━━━━━ DATA EXCERPT

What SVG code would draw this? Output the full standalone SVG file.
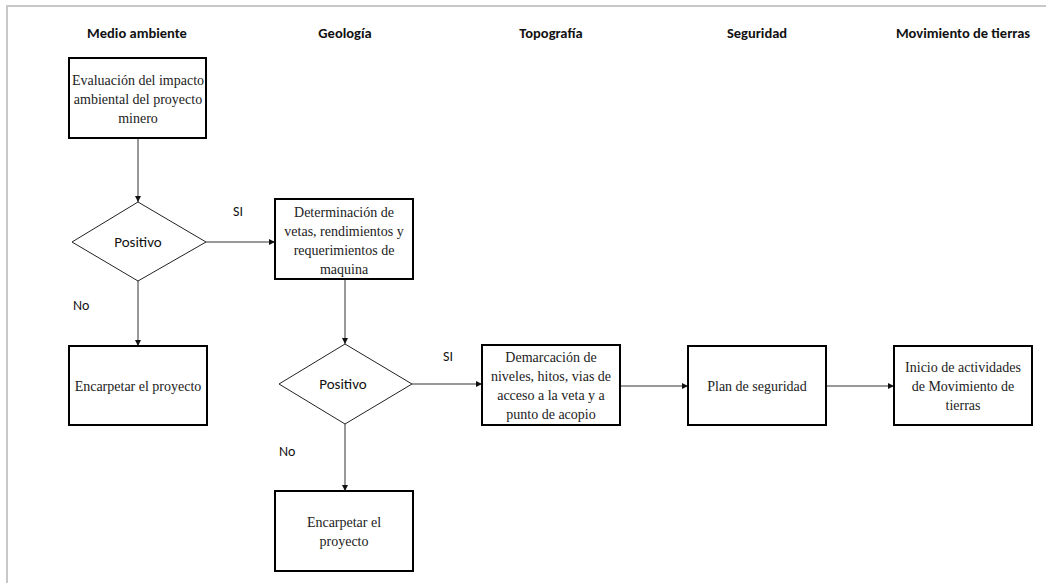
<svg xmlns="http://www.w3.org/2000/svg" width="1046" height="583" viewBox="0 0 1046 583">
<style>
.hdr{font-family:Carlito,"Liberation Sans",Arial,sans-serif;font-weight:bold;font-size:14.5px;fill:#111;text-anchor:middle}
.lbl{font-family:Carlito,"Liberation Sans",Arial,sans-serif;font-size:14px;fill:#111}
.box{fill:#fff;stroke:#000;stroke-width:2}
.dia{fill:#fff;stroke:#222;stroke-width:1}
.t{font-family:"Liberation Serif","Times New Roman",serif;font-size:14px;fill:#222;text-anchor:middle}
.dt{font-family:Carlito,"Liberation Sans",Arial,sans-serif;font-size:15px;fill:#111;text-anchor:middle}
.con{stroke:#333;stroke-width:1;fill:none;marker-end:url(#arr)}
</style>
<defs>
<marker id="arr" viewBox="0 0 6 6" refX="6" refY="3" markerWidth="6" markerHeight="6" markerUnits="userSpaceOnUse" orient="auto">
<path d="M0,0 L6,3 L0,6 Z" fill="#111"/>
</marker>
</defs>
<rect width="1046" height="583" fill="#fff"/>
<path d="M7,583 L7,6 L1046,6" fill="none" stroke="#c8c8c8" stroke-width="2"/>
<g id="headers">
<text class="hdr" x="137" y="38">Medio ambiente</text>
<text class="hdr" x="345" y="38">Geología</text>
<text class="hdr" x="551" y="38">Topografía</text>
<text class="hdr" x="757" y="38">Seguridad</text>
<text class="hdr" x="963" y="38">Movimiento de tierras</text>
</g>
<g id="connectors">
<line class="con" x1="138" y1="139" x2="138" y2="202"/>
<line class="con" x1="206" y1="242" x2="275" y2="242"/>
<line class="con" x1="138" y1="281" x2="138" y2="346"/>
<line class="con" x1="345" y1="280" x2="345" y2="344"/>
<line class="con" x1="412" y1="384" x2="482" y2="384"/>
<line class="con" x1="345" y1="424" x2="345" y2="491"/>
<line class="con" x1="621" y1="386" x2="688" y2="386"/>
<line class="con" x1="827" y1="386" x2="894" y2="386"/>
<text class="lbl" x="233" y="216">SI</text>
<text class="lbl" x="73" y="310">No</text>
<text class="lbl" x="443" y="361">SI</text>
<text class="lbl" x="279" y="456">No</text>
</g>
<g id="n1">
<rect class="box" x="69" y="58" width="137" height="80"/>
<text class="t" x="138" y="85">Evaluación del impacto</text>
<text class="t" x="138" y="104">ambiental del proyecto</text>
<text class="t" x="138" y="123">minero</text>
</g>
<g id="d1">
<polygon class="dia" points="138,202 206,242 138,281 72,242"/>
<text class="dt" x="138" y="247">Positivo</text>
</g>
<g id="n2">
<rect class="box" x="275" y="199" width="138" height="80"/>
<text class="t" x="344" y="217">Determinación de</text>
<text class="t" x="344" y="236">vetas, rendimientos y</text>
<text class="t" x="344" y="255">requerimientos de</text>
<text class="t" x="344" y="274">maquina</text>
</g>
<g id="n3">
<rect class="box" x="69" y="346" width="138" height="79"/>
<text class="t" x="138" y="391">Encarpetar el proyecto</text>
</g>
<g id="d2">
<polygon class="dia" points="345,344 412,384 345,424 279,384"/>
<text class="dt" x="343" y="389">Positivo</text>
</g>
<g id="n4">
<rect class="box" x="275" y="491" width="138" height="80"/>
<text class="t" x="344" y="527">Encarpetar el</text>
<text class="t" x="344" y="546">proyecto</text>
</g>
<g id="n5">
<rect class="box" x="482" y="345" width="138" height="80"/>
<text class="t" x="551" y="362">Demarcación de</text>
<text class="t" x="551" y="381">niveles, hitos, vias de</text>
<text class="t" x="551" y="400">acceso a la veta y a</text>
<text class="t" x="551" y="419">punto de acopio</text>
</g>
<g id="n6">
<rect class="box" x="688" y="346" width="138" height="79"/>
<text class="t" x="757" y="391">Plan de seguridad</text>
</g>
<g id="n7">
<rect class="box" x="894" y="346" width="138" height="79"/>
<text class="t" x="963" y="372">Inicio de actividades</text>
<text class="t" x="963" y="391">de Movimiento de</text>
<text class="t" x="963" y="410">tierras</text>
</g>
</svg>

━━━━━━━━━━

- CHALLENGE:
Write out the full listing verbatim, excluding its pictures.

- THE SOLUTION:
What SVG code would draw this? Output the full standalone SVG file.
<svg xmlns="http://www.w3.org/2000/svg" width="1046" height="583" viewBox="0 0 1046 583">
<style>
.hdr{font-family:Carlito,"Liberation Sans",Arial,sans-serif;font-weight:bold;font-size:14.5px;fill:#111;text-anchor:middle}
.lbl{font-family:Carlito,"Liberation Sans",Arial,sans-serif;font-size:14px;fill:#111}
.box{fill:#fff;stroke:#000;stroke-width:2}
.dia{fill:#fff;stroke:#222;stroke-width:1}
.t{font-family:"Liberation Serif","Times New Roman",serif;font-size:14px;fill:#222;text-anchor:middle}
.dt{font-family:Carlito,"Liberation Sans",Arial,sans-serif;font-size:15px;fill:#111;text-anchor:middle}
.con{stroke:#333;stroke-width:1;fill:none;marker-end:url(#arr)}
</style>
<defs>
<marker id="arr" viewBox="0 0 6 6" refX="6" refY="3" markerWidth="6" markerHeight="6" markerUnits="userSpaceOnUse" orient="auto">
<path d="M0,0 L6,3 L0,6 Z" fill="#111"/>
</marker>
</defs>
<rect width="1046" height="583" fill="#fff"/>
<path d="M7,583 L7,6 L1046,6" fill="none" stroke="#c8c8c8" stroke-width="2"/>
<g id="headers">
<text class="hdr" x="137" y="38">Medio ambiente</text>
<text class="hdr" x="345" y="38">Geología</text>
<text class="hdr" x="551" y="38">Topografía</text>
<text class="hdr" x="757" y="38">Seguridad</text>
<text class="hdr" x="963" y="38">Movimiento de tierras</text>
</g>
<g id="connectors">
<line class="con" x1="138" y1="139" x2="138" y2="202"/>
<line class="con" x1="206" y1="242" x2="275" y2="242"/>
<line class="con" x1="138" y1="281" x2="138" y2="346"/>
<line class="con" x1="345" y1="280" x2="345" y2="344"/>
<line class="con" x1="412" y1="384" x2="482" y2="384"/>
<line class="con" x1="345" y1="424" x2="345" y2="491"/>
<line class="con" x1="621" y1="386" x2="688" y2="386"/>
<line class="con" x1="827" y1="386" x2="894" y2="386"/>
<text class="lbl" x="233" y="216">SI</text>
<text class="lbl" x="73" y="310">No</text>
<text class="lbl" x="443" y="361">SI</text>
<text class="lbl" x="279" y="456">No</text>
</g>
<g id="n1">
<rect class="box" x="69" y="58" width="137" height="80"/>
<text class="t" x="138" y="85">Evaluación del impacto</text>
<text class="t" x="138" y="104">ambiental del proyecto</text>
<text class="t" x="138" y="123">minero</text>
</g>
<g id="d1">
<polygon class="dia" points="138,202 206,242 138,281 72,242"/>
<text class="dt" x="138" y="247">Positivo</text>
</g>
<g id="n2">
<rect class="box" x="275" y="199" width="138" height="80"/>
<text class="t" x="344" y="217">Determinación de</text>
<text class="t" x="344" y="236">vetas, rendimientos y</text>
<text class="t" x="344" y="255">requerimientos de</text>
<text class="t" x="344" y="274">maquina</text>
</g>
<g id="n3">
<rect class="box" x="69" y="346" width="138" height="79"/>
<text class="t" x="138" y="391">Encarpetar el proyecto</text>
</g>
<g id="d2">
<polygon class="dia" points="345,344 412,384 345,424 279,384"/>
<text class="dt" x="343" y="389">Positivo</text>
</g>
<g id="n4">
<rect class="box" x="275" y="491" width="138" height="80"/>
<text class="t" x="344" y="527">Encarpetar el</text>
<text class="t" x="344" y="546">proyecto</text>
</g>
<g id="n5">
<rect class="box" x="482" y="345" width="138" height="80"/>
<text class="t" x="551" y="362">Demarcación de</text>
<text class="t" x="551" y="381">niveles, hitos, vias de</text>
<text class="t" x="551" y="400">acceso a la veta y a</text>
<text class="t" x="551" y="419">punto de acopio</text>
</g>
<g id="n6">
<rect class="box" x="688" y="346" width="138" height="79"/>
<text class="t" x="757" y="391">Plan de seguridad</text>
</g>
<g id="n7">
<rect class="box" x="894" y="346" width="138" height="79"/>
<text class="t" x="963" y="372">Inicio de actividades</text>
<text class="t" x="963" y="391">de Movimiento de</text>
<text class="t" x="963" y="410">tierras</text>
</g>
</svg>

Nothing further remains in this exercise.